Brief:
From the entries below, copy every line holding the word "draw".

Given records:
[Start]

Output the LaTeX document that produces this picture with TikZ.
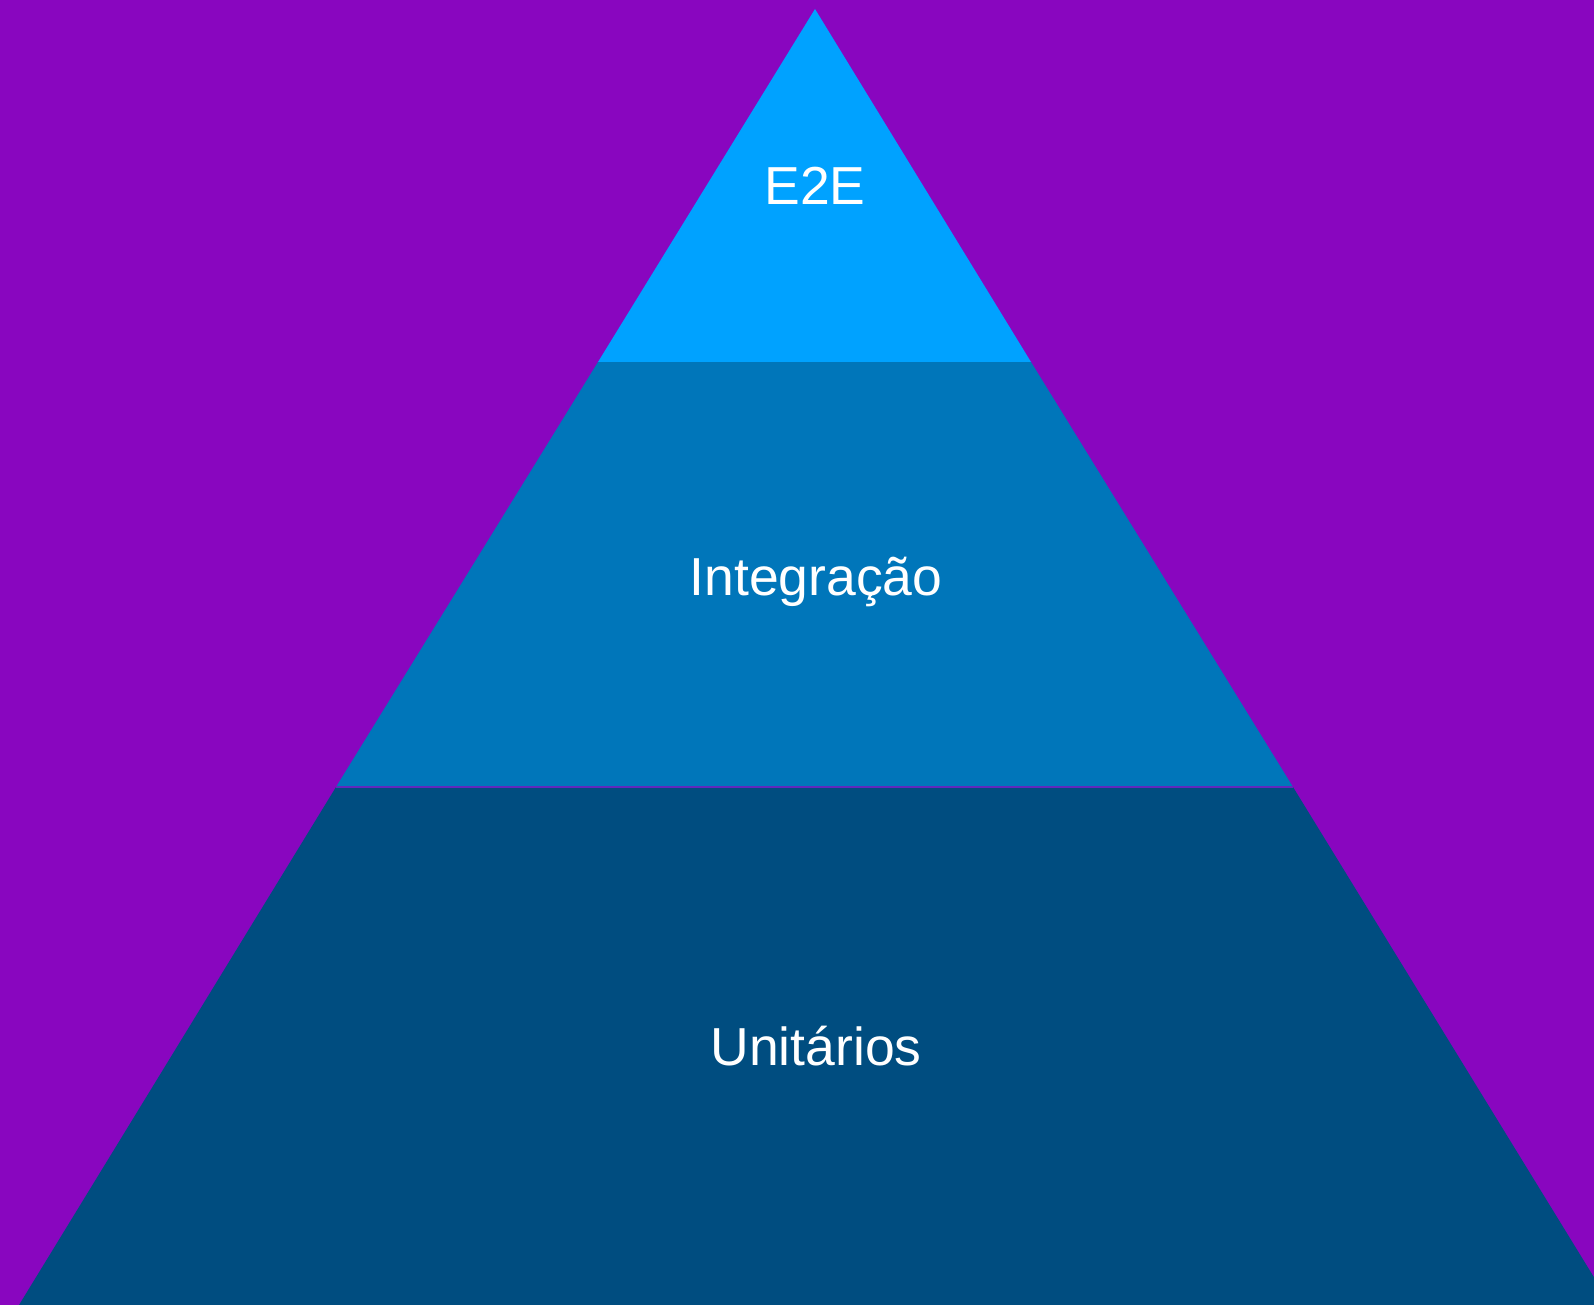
\documentclass[tikz,border=0pt]{standalone}
\usepackage{fontspec}
\setmainfont{Liberation Sans}
\definecolor{bgpurple}{HTML}{8906BF}
\definecolor{topblue}{HTML}{00A2FF}
\definecolor{midblue}{HTML}{0076BA}
\definecolor{lowblue}{HTML}{004D80}
\begin{document}
\begin{tikzpicture}[x=1pt,y=-1pt,
  lbl/.style={text=white,anchor=base,inner sep=0pt,font=\fontsize{53.5}{60}\selectfont}]
\fill[bgpurple] (0,0) rectangle (1594,1305);
\useasboundingbox (0,0) rectangle (1594,1305);
\begin{scope}
\clip (0,0) rectangle (1594,1305);
\coordinate (apex) at (815,9);
\coordinate (l1) at (598,362);
\coordinate (r1) at (1031,362);
\coordinate (l2) at (336,787);
\coordinate (r2) at (1293,787);
\coordinate (l3) at (19,1305);
\coordinate (r3) at (1611,1305);
\fill[topblue] (apex) -- (r1) -- (l1) -- cycle;
\fill[midblue] (l1) -- (r1) -- (r2) -- (l2) -- cycle;
\fill[lowblue] (l2) -- (r2) -- (r3) -- (l3) -- cycle;
\draw[bgpurple!70!midblue,line width=1.2pt] (l2) -- (r2);
\end{scope}
\node[lbl] (e2e) at (815,205) {E2E};
\node[lbl] (integ) at (816,595) {Integração};
\node[lbl] (unit) at (816,1065) {Unitários};
\end{tikzpicture}
\end{document}
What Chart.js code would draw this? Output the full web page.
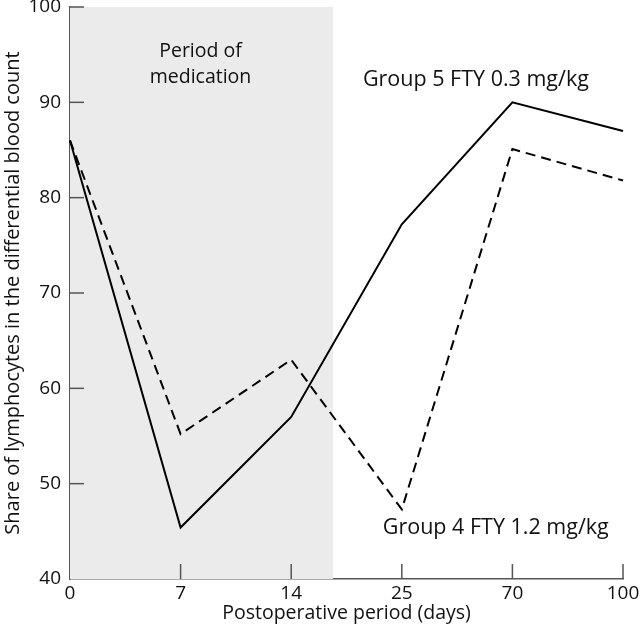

[End]

Solution to this exercise:
\draw[bgpurple!70!midblue,line width=1.2pt] (l2) -- (r2);
What Chart.js code would draw this? Output the full web page.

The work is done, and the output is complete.